Here, the district attorney received the victim impact statement the night before the sentencing hearing, and Miller's counsel received it at the hearing rather than 72 hours before sentencing as required. See People v. Johnson, 780 P.2d 504 (Colo. 1989) (victim impact statement including claimed restitution should be served on defendant 72 hours before sentencing hearing).
Although the better practice would have been for the court to have inquired further into the restitution issue, we conclude that Miller's failure to object or to request a continuance of the sentencing hearing waived any objection that she had to the amount of restitution.
III.
Finally, Miller argues that the trial court erred in ordering restitution for her son's future counseling sessions. We agree that, on this record, payment of restitution for future counseling was not appropriate.
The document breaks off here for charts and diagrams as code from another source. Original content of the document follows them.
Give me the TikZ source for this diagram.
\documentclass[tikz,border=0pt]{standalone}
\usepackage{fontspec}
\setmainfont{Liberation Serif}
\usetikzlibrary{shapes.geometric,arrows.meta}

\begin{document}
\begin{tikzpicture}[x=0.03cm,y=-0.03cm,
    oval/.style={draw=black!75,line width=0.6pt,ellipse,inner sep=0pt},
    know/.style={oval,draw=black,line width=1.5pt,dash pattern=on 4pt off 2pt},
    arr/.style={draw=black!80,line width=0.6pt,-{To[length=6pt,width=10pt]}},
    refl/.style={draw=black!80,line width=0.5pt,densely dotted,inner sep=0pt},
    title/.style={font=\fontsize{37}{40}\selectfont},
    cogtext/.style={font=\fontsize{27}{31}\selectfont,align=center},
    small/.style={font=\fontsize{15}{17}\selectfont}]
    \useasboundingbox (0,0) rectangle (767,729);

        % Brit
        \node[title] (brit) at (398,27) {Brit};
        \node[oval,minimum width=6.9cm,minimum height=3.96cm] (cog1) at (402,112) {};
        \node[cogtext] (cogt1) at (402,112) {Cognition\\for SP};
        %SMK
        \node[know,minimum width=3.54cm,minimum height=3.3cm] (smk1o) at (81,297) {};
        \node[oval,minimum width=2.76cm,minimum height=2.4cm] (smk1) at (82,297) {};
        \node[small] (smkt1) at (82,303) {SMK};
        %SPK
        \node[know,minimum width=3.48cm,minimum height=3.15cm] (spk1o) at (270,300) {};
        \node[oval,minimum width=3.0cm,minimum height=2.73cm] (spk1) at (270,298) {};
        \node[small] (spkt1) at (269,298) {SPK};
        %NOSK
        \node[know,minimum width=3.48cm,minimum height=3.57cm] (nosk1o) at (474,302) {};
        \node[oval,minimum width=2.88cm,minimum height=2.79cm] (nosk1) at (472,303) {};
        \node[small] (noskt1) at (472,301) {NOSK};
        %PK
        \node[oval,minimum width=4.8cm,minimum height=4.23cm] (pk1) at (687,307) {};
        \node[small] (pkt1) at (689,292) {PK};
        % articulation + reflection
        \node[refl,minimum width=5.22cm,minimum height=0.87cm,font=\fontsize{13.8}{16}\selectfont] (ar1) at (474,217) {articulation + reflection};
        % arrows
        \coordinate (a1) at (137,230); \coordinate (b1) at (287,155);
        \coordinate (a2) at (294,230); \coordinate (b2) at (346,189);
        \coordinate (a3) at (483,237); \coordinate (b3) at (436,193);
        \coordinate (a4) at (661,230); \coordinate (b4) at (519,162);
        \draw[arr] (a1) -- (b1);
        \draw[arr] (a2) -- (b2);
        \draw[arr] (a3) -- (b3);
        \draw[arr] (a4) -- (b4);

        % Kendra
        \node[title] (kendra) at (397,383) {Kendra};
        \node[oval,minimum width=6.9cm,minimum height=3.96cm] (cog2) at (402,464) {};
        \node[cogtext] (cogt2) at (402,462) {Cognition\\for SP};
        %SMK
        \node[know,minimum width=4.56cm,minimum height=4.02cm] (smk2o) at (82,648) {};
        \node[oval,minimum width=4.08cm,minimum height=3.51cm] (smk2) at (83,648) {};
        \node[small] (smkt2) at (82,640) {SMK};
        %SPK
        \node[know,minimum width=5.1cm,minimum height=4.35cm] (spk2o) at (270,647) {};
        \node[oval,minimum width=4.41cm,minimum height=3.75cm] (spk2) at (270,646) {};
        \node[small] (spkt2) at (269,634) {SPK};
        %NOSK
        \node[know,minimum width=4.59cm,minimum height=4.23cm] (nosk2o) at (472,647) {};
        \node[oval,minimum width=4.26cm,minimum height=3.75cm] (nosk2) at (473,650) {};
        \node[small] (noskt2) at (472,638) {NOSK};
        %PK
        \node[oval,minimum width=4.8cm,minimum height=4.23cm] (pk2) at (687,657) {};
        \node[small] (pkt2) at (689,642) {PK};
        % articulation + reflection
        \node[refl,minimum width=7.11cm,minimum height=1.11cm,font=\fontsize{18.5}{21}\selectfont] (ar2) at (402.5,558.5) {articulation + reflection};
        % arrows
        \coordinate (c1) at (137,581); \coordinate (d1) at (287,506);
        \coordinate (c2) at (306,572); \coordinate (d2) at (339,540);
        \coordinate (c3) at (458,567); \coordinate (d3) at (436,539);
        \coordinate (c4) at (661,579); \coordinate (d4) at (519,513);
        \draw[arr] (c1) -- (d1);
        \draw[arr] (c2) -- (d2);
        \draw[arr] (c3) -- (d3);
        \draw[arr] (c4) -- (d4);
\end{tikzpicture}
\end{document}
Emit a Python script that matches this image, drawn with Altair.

The victim impact statement limits the amount of restitution to $781.20, an amount which had been already paid by the victim/witness fund for his counseling sessions. However, there is nothing in the victim impact statement justifying a restitution order for future counseling. Nor was there any testimony in the record at sentencing about the need for future counseling sessions.
Accordingly, we conclude that, under these circumstances, the trial court erred in ordering defendant to pay her son's future counseling sessions. See People v. Borquez, supra (payments must be based on the actual pecuniary damages the victim sustained). We need not decide whether a restitution order for a victim's future counseling sessions would be justified under different circumstances.
The judgment of conviction is affirmed. That portion of the sentence requiring restitution of $781.20 is also affirmed. That portion of the sentence ordering restitution for future counseling sessions is vacated, and the cause is remanded with directions to the trial court to correct the sentence.
JUDGE TURSI concurs.
JUDGE JONES concurs in part and dissents in part.